>>>

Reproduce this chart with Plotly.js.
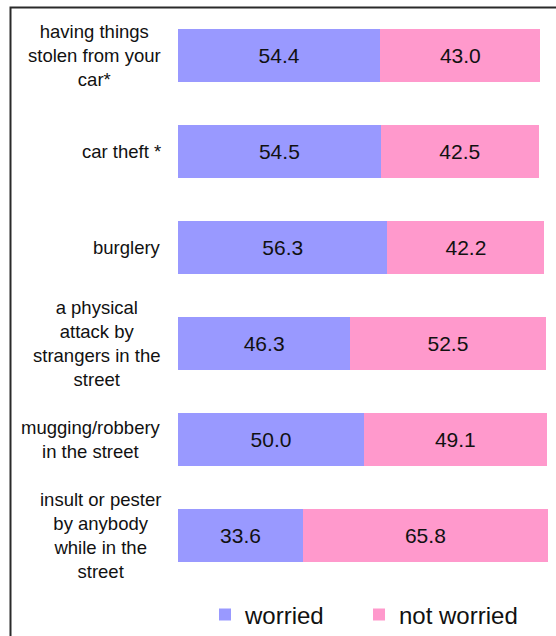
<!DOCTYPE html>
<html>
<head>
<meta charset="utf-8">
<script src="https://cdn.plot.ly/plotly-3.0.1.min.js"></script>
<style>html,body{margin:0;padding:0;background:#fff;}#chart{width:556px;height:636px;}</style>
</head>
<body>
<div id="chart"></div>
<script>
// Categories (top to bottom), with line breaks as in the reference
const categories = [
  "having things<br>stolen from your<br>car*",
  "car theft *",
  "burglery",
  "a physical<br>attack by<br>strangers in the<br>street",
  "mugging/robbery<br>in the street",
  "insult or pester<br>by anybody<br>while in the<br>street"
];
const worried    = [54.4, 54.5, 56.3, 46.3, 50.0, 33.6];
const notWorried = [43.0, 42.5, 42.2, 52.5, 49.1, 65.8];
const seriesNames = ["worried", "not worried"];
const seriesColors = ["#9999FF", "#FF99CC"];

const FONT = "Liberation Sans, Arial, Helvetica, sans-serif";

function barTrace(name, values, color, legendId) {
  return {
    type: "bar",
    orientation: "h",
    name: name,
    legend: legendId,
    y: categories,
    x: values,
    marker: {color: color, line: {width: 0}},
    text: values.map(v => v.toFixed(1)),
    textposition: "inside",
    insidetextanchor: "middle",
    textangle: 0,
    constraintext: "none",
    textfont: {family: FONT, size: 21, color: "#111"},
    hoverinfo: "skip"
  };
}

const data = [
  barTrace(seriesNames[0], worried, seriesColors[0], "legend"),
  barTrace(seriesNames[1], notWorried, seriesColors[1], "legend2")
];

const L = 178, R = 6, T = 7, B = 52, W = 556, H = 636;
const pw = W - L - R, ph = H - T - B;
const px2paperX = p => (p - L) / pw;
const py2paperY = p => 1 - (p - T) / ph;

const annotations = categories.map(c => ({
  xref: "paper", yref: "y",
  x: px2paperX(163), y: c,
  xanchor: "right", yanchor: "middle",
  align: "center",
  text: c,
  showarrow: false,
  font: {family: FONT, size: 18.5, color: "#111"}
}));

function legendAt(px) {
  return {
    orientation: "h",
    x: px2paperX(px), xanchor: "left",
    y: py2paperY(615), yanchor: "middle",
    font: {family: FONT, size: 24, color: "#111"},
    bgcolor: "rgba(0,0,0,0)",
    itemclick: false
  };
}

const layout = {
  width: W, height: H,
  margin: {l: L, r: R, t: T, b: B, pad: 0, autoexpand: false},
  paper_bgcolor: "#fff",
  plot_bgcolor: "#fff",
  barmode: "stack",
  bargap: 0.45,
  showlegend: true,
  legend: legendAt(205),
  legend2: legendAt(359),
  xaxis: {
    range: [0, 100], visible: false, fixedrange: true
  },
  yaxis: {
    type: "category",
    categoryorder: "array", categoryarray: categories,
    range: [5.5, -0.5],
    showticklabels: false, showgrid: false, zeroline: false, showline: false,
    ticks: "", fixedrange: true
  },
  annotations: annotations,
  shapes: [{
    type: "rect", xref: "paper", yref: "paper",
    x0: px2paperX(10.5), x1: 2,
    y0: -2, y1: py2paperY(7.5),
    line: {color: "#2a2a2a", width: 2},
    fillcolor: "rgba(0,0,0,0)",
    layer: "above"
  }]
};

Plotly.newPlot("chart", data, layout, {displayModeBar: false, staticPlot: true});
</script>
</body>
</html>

<<<

▶ **INSTRUCTIONS TO FOLLOW**:
Repeat the data exactly, without the pictures.

▶ **SOLUTION TO THE EXERCISE**:
Reproduce this chart with Plotly.js.
<!DOCTYPE html>
<html>
<head>
<meta charset="utf-8">
<script src="https://cdn.plot.ly/plotly-3.0.1.min.js"></script>
<style>html,body{margin:0;padding:0;background:#fff;}#chart{width:556px;height:636px;}</style>
</head>
<body>
<div id="chart"></div>
<script>
// Categories (top to bottom), with line breaks as in the reference
const categories = [
  "having things<br>stolen from your<br>car*",
  "car theft *",
  "burglery",
  "a physical<br>attack by<br>strangers in the<br>street",
  "mugging/robbery<br>in the street",
  "insult or pester<br>by anybody<br>while in the<br>street"
];
const worried    = [54.4, 54.5, 56.3, 46.3, 50.0, 33.6];
const notWorried = [43.0, 42.5, 42.2, 52.5, 49.1, 65.8];
const seriesNames = ["worried", "not worried"];
const seriesColors = ["#9999FF", "#FF99CC"];

const FONT = "Liberation Sans, Arial, Helvetica, sans-serif";

function barTrace(name, values, color, legendId) {
  return {
    type: "bar",
    orientation: "h",
    name: name,
    legend: legendId,
    y: categories,
    x: values,
    marker: {color: color, line: {width: 0}},
    text: values.map(v => v.toFixed(1)),
    textposition: "inside",
    insidetextanchor: "middle",
    textangle: 0,
    constraintext: "none",
    textfont: {family: FONT, size: 21, color: "#111"},
    hoverinfo: "skip"
  };
}

const data = [
  barTrace(seriesNames[0], worried, seriesColors[0], "legend"),
  barTrace(seriesNames[1], notWorried, seriesColors[1], "legend2")
];

const L = 178, R = 6, T = 7, B = 52, W = 556, H = 636;
const pw = W - L - R, ph = H - T - B;
const px2paperX = p => (p - L) / pw;
const py2paperY = p => 1 - (p - T) / ph;

const annotations = categories.map(c => ({
  xref: "paper", yref: "y",
  x: px2paperX(163), y: c,
  xanchor: "right", yanchor: "middle",
  align: "center",
  text: c,
  showarrow: false,
  font: {family: FONT, size: 18.5, color: "#111"}
}));

function legendAt(px) {
  return {
    orientation: "h",
    x: px2paperX(px), xanchor: "left",
    y: py2paperY(615), yanchor: "middle",
    font: {family: FONT, size: 24, color: "#111"},
    bgcolor: "rgba(0,0,0,0)",
    itemclick: false
  };
}

const layout = {
  width: W, height: H,
  margin: {l: L, r: R, t: T, b: B, pad: 0, autoexpand: false},
  paper_bgcolor: "#fff",
  plot_bgcolor: "#fff",
  barmode: "stack",
  bargap: 0.45,
  showlegend: true,
  legend: legendAt(205),
  legend2: legendAt(359),
  xaxis: {
    range: [0, 100], visible: false, fixedrange: true
  },
  yaxis: {
    type: "category",
    categoryorder: "array", categoryarray: categories,
    range: [5.5, -0.5],
    showticklabels: false, showgrid: false, zeroline: false, showline: false,
    ticks: "", fixedrange: true
  },
  annotations: annotations,
  shapes: [{
    type: "rect", xref: "paper", yref: "paper",
    x0: px2paperX(10.5), x1: 2,
    y0: -2, y1: py2paperY(7.5),
    line: {color: "#2a2a2a", width: 2},
    fillcolor: "rgba(0,0,0,0)",
    layer: "above"
  }]
};

Plotly.newPlot("chart", data, layout, {displayModeBar: false, staticPlot: true});
</script>
</body>
</html>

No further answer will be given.